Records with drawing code
+-------+
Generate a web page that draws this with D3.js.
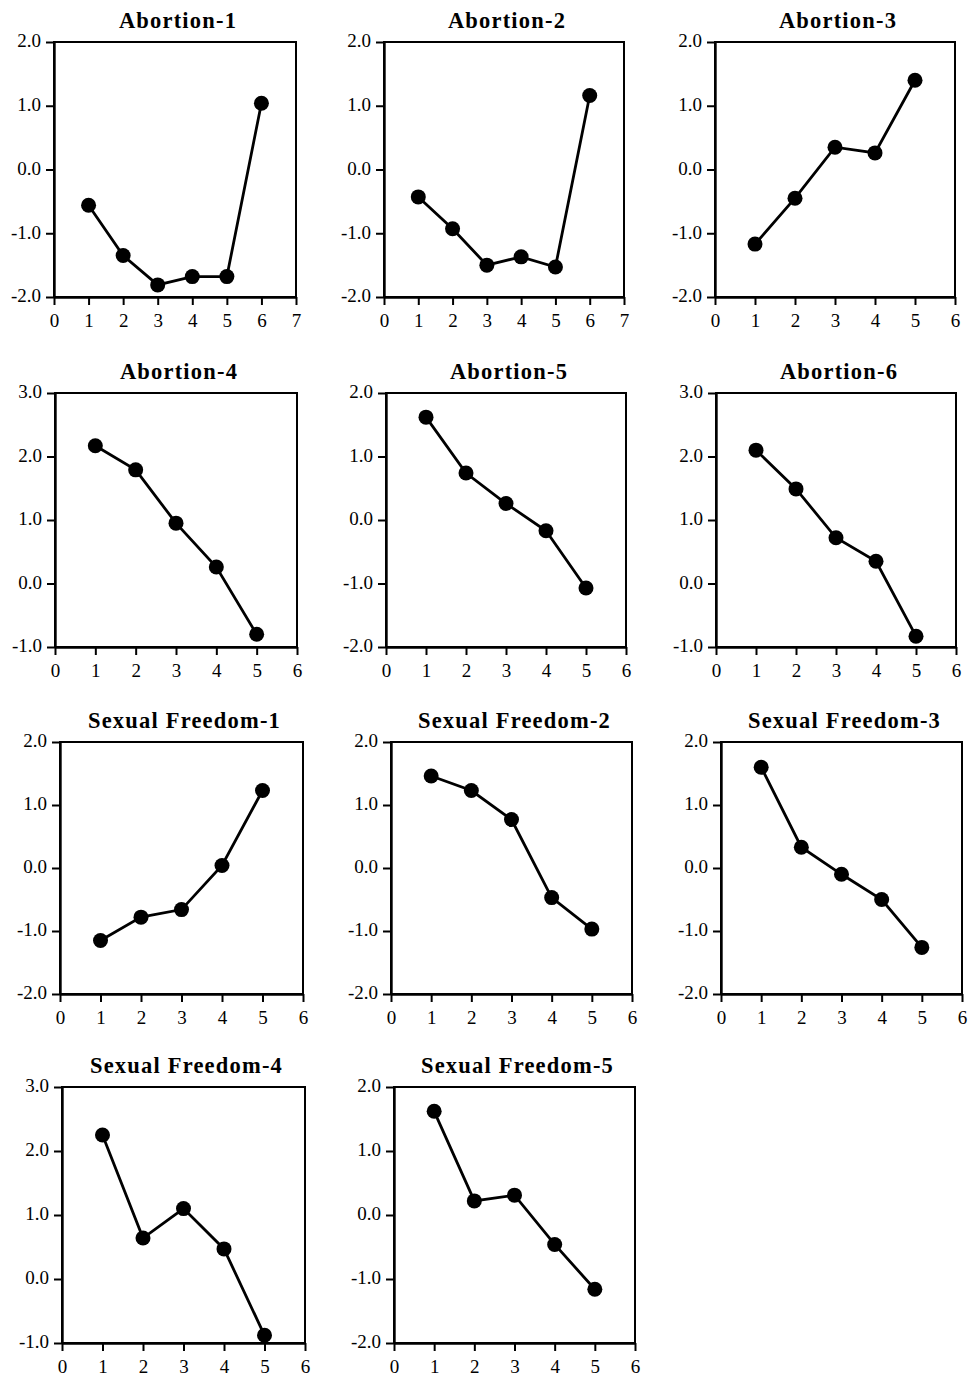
<!DOCTYPE html>
<html>
<head>
<meta charset="utf-8">
<script src="https://cdn.jsdelivr.net/npm/d3@7"></script>
<style>
  body { margin: 0; background: #fff; }
  svg text { font-family: 'Liberation Serif', 'Times New Roman', serif; fill: #000; }
  .title { font-weight: bold; font-size: 22.5px; letter-spacing: 1.2px; }
  .tick text { font-size: 19px; }
</style>
</head>
<body>
<svg id="chart"></svg>
<script>
// ---- data ----
const titles = [
  'Abortion-1', 'Abortion-2', 'Abortion-3',
  'Abortion-4', 'Abortion-5', 'Abortion-6',
  'Sexual Freedom-1', 'Sexual Freedom-2', 'Sexual Freedom-3',
  'Sexual Freedom-4', 'Sexual Freedom-5'
];

const abortion1 = [-0.56, -1.35, -1.81, -1.68, -1.68, 1.04];
const abortion2 = [-0.43, -0.93, -1.50, -1.37, -1.53, 1.16];
const abortion3 = [-1.17, -0.45, 0.35, 0.26, 1.40];
const abortion4 = [2.17, 1.79, 0.95, 0.26, -0.80];
const abortion5 = [1.62, 0.74, 0.26, -0.17, -1.07];
const abortion6 = [2.10, 1.49, 0.72, 0.35, -0.83];
const sexFreedom1 = [-1.15, -0.78, -0.66, 0.04, 1.23];
const sexFreedom2 = [1.46, 1.23, 0.77, -0.47, -0.97];
const sexFreedom3 = [1.60, 0.33, -0.10, -0.50, -1.26];
const sexFreedom4 = [2.25, 0.64, 1.10, 0.47, -0.88];
const sexFreedom5 = [1.62, 0.22, 0.31, -0.46, -1.16];

const series = [abortion1, abortion2, abortion3, abortion4, abortion5, abortion6,
  sexFreedom1, sexFreedom2, sexFreedom3, sexFreedom4, sexFreedom5];

// x axis max for each panel, y axis range for each panel
const xMax = [7, 7, 6, 6, 6, 6, 6, 6, 6, 6, 6];
const yMin = [-2, -2, -2, -1, -2, -1, -2, -2, -2, -1, -2];
const yMax = [2, 2, 2, 3, 2, 3, 2, 2, 2, 3, 2];

// ---- layout (plot box edges in page pixels) ----
const boxes = [
  [54, 296, 42, 297], [384, 624, 42, 297], [715, 955, 42, 297],
  [55, 297, 393, 647], [386, 626, 393, 647], [716, 956, 393, 647],
  [60, 303, 742, 994], [391, 632, 742, 994], [721, 962, 742, 994],
  [62, 305, 1087, 1343], [394, 635, 1087, 1343]
];

const width = 969;
const height = 1377;

const svg = d3.select('#chart')
  .attr('width', width)
  .attr('height', height);

const fmt = (d) => d.toFixed(1);

series.forEach((vals, i) => {
  const [x0, x1, y0, y1] = boxes[i];

  const xScale = d3.scaleLinear().domain([0, xMax[i]]).range([x0, x1]);
  const yScale = d3.scaleLinear().domain([yMin[i], yMax[i]]).range([y1, y0]);

  const g = svg.append('g');

  // frame
  g.append('rect')
    .attr('x', x0)
    .attr('y', y0)
    .attr('width', x1 - x0)
    .attr('height', y1 - y0)
    .attr('fill', 'none')
    .attr('stroke', '#000')
    .attr('stroke-width', 2);

  // axes
  const yAxis = d3.axisLeft(yScale)
    .tickValues(d3.range(yMin[i], yMax[i] + 1))
    .tickSize(8)
    .tickSizeOuter(0)
    .tickPadding(5)
    .tickFormat(fmt);

  const xAxis = d3.axisBottom(xScale)
    .tickValues(d3.range(0, xMax[i] + 1))
    .tickSize(8)
    .tickSizeOuter(0)
    .tickPadding(9)
    .tickFormat(d3.format('d'));

  const ya = g.append('g')
    .attr('transform', `translate(${x0},0)`)
    .call(yAxis);
  ya.selectAll('text').attr('dy', '0.25em');

  const xa = g.append('g')
    .attr('transform', `translate(0,${y1})`)
    .call(xAxis);

  [ya, xa].forEach((a) => {
    a.attr('font-family', null).attr('font-size', null);
    a.select('.domain').attr('stroke-width', 2.4);
    a.selectAll('.tick line').attr('stroke-width', 2);
  });

  // line + markers
  const pts = vals.map((v, j) => ({ x: j + 1, y: v }));

  const line = d3.line()
    .x((d) => xScale(d.x))
    .y((d) => yScale(d.y));

  g.append('path')
    .datum(pts)
    .attr('fill', 'none')
    .attr('stroke', '#000')
    .attr('stroke-width', 2.8)
    .attr('d', line);

  g.selectAll('circle')
    .data(pts)
    .enter()
    .append('circle')
    .attr('cx', (d) => xScale(d.x))
    .attr('cy', (d) => yScale(d.y))
    .attr('r', 7.5)
    .attr('fill', '#000');

  // title
  g.append('text')
    .attr('class', 'title')
    .attr('x', (x0 + x1) / 2 + 3)
    .attr('y', y0 - 14)
    .attr('text-anchor', 'middle')
    .text(titles[i]);
});
</script>
</body>
</html>
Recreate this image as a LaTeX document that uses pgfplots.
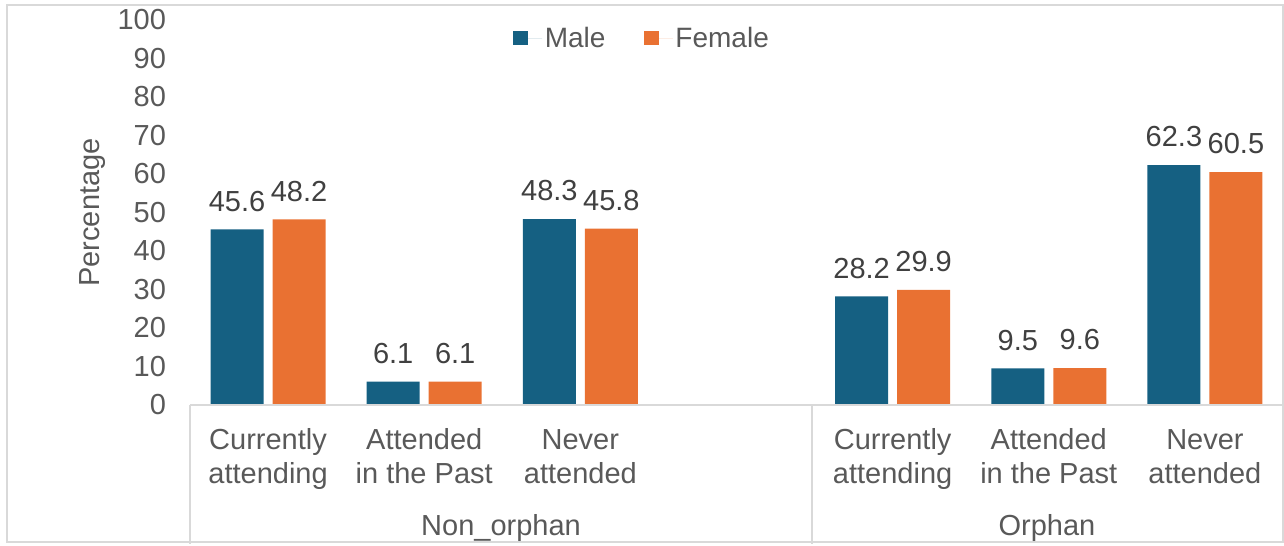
+-------+
Repeat only what lies between the start of the data and the end of the line containing "2, 2, 2, 3, 2];", exactly, with pictures left out.

Generate a web page that draws this with D3.js.
<!DOCTYPE html>
<html>
<head>
<meta charset="utf-8">
<script src="https://cdn.jsdelivr.net/npm/d3@7"></script>
<style>
  body { margin: 0; background: #fff; }
  svg text { font-family: 'Liberation Serif', 'Times New Roman', serif; fill: #000; }
  .title { font-weight: bold; font-size: 22.5px; letter-spacing: 1.2px; }
  .tick text { font-size: 19px; }
</style>
</head>
<body>
<svg id="chart"></svg>
<script>
// ---- data ----
const titles = [
  'Abortion-1', 'Abortion-2', 'Abortion-3',
  'Abortion-4', 'Abortion-5', 'Abortion-6',
  'Sexual Freedom-1', 'Sexual Freedom-2', 'Sexual Freedom-3',
  'Sexual Freedom-4', 'Sexual Freedom-5'
];

const abortion1 = [-0.56, -1.35, -1.81, -1.68, -1.68, 1.04];
const abortion2 = [-0.43, -0.93, -1.50, -1.37, -1.53, 1.16];
const abortion3 = [-1.17, -0.45, 0.35, 0.26, 1.40];
const abortion4 = [2.17, 1.79, 0.95, 0.26, -0.80];
const abortion5 = [1.62, 0.74, 0.26, -0.17, -1.07];
const abortion6 = [2.10, 1.49, 0.72, 0.35, -0.83];
const sexFreedom1 = [-1.15, -0.78, -0.66, 0.04, 1.23];
const sexFreedom2 = [1.46, 1.23, 0.77, -0.47, -0.97];
const sexFreedom3 = [1.60, 0.33, -0.10, -0.50, -1.26];
const sexFreedom4 = [2.25, 0.64, 1.10, 0.47, -0.88];
const sexFreedom5 = [1.62, 0.22, 0.31, -0.46, -1.16];

const series = [abortion1, abortion2, abortion3, abortion4, abortion5, abortion6,
  sexFreedom1, sexFreedom2, sexFreedom3, sexFreedom4, sexFreedom5];

// x axis max for each panel, y axis range for each panel
const xMax = [7, 7, 6, 6, 6, 6, 6, 6, 6, 6, 6];
const yMin = [-2, -2, -2, -1, -2, -1, -2, -2, -2, -1, -2];
const yMax = [2, 2, 2, 3, 2, 3, 2, 2, 2, 3, 2];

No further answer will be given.